* **Work to complete**
Return only the lines running from the line with "Clone this chart" down to the line with "17, bottom: 427", both included, exactly as they appear.
--- Provided records ---
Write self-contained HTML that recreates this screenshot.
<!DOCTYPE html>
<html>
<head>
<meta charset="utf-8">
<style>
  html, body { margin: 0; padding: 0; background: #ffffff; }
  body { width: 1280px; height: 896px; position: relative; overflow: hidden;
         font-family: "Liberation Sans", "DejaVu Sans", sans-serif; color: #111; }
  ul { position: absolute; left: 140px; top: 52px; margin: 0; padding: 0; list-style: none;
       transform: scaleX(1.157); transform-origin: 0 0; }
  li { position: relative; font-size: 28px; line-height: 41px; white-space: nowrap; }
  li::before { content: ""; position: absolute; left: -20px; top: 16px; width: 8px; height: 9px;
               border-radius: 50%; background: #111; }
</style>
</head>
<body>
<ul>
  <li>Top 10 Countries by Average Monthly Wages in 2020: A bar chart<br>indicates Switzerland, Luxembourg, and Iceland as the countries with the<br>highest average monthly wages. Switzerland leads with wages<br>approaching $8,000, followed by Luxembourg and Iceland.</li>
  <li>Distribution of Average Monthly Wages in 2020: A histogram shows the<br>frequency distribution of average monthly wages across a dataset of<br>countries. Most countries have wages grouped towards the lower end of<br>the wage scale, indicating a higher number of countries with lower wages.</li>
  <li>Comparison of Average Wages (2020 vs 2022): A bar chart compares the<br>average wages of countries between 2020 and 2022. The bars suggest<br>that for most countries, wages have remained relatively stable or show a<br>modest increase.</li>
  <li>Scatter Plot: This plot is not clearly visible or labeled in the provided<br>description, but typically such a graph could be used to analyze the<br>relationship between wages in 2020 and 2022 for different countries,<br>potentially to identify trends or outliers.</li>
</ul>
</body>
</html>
---
--- Provided records ---
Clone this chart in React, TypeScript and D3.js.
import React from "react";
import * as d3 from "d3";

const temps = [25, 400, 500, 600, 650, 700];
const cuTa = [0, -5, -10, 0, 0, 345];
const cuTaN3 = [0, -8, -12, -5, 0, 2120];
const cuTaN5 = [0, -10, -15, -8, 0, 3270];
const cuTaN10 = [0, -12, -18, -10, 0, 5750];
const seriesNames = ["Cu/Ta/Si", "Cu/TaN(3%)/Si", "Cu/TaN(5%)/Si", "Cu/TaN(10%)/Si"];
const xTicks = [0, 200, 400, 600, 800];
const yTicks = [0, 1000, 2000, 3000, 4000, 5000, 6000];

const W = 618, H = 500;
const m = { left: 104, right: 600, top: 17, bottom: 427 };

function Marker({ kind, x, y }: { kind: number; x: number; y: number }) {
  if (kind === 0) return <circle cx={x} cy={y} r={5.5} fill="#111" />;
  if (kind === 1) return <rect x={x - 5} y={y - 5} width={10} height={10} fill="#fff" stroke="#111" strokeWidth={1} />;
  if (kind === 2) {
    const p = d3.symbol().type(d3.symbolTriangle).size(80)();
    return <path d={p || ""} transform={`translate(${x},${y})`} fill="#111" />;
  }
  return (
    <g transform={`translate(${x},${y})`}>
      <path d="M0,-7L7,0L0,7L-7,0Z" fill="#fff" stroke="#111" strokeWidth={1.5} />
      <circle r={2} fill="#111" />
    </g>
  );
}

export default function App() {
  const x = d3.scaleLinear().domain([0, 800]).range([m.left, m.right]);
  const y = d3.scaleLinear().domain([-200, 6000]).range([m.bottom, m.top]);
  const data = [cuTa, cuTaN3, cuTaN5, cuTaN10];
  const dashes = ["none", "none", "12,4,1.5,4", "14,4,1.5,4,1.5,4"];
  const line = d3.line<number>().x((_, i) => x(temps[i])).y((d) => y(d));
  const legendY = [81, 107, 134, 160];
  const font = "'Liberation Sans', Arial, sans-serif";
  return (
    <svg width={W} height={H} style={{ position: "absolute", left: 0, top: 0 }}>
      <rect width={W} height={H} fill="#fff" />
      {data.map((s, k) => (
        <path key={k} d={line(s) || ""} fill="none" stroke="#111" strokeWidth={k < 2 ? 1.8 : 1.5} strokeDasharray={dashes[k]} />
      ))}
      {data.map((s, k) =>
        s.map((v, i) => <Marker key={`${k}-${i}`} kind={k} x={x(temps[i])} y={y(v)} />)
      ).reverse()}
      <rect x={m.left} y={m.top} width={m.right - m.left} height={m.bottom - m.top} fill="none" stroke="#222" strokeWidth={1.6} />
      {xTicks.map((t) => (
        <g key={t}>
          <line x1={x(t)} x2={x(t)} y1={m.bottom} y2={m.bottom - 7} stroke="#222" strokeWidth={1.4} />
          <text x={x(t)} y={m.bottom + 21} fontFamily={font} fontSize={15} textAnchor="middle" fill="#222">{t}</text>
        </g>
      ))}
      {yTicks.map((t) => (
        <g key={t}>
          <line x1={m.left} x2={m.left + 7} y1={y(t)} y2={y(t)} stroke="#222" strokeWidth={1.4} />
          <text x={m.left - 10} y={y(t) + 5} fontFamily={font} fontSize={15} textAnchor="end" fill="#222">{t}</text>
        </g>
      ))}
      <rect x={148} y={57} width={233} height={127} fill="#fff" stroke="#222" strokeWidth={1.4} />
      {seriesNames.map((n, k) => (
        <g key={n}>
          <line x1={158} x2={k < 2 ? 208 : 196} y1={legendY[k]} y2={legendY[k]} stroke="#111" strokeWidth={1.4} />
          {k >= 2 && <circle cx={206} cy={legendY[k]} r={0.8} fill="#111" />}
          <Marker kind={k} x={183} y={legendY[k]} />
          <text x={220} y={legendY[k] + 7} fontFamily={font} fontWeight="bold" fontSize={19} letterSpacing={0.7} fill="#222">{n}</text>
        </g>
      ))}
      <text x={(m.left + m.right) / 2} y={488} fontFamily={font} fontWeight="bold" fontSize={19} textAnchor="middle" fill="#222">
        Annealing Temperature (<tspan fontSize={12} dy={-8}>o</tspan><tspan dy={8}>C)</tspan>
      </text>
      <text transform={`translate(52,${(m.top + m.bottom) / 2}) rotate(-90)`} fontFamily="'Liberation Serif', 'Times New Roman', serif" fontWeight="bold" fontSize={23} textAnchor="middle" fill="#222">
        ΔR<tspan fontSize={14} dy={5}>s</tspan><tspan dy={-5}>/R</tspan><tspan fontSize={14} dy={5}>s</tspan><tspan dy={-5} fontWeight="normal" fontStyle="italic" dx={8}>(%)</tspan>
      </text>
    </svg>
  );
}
---
* **Response below**
Clone this chart in React, TypeScript and D3.js.
import React from "react";
import * as d3 from "d3";

const temps = [25, 400, 500, 600, 650, 700];
const cuTa = [0, -5, -10, 0, 0, 345];
const cuTaN3 = [0, -8, -12, -5, 0, 2120];
const cuTaN5 = [0, -10, -15, -8, 0, 3270];
const cuTaN10 = [0, -12, -18, -10, 0, 5750];
const seriesNames = ["Cu/Ta/Si", "Cu/TaN(3%)/Si", "Cu/TaN(5%)/Si", "Cu/TaN(10%)/Si"];
const xTicks = [0, 200, 400, 600, 800];
const yTicks = [0, 1000, 2000, 3000, 4000, 5000, 6000];

const W = 618, H = 500;
const m = { left: 104, right: 600, top: 17, bottom: 427 };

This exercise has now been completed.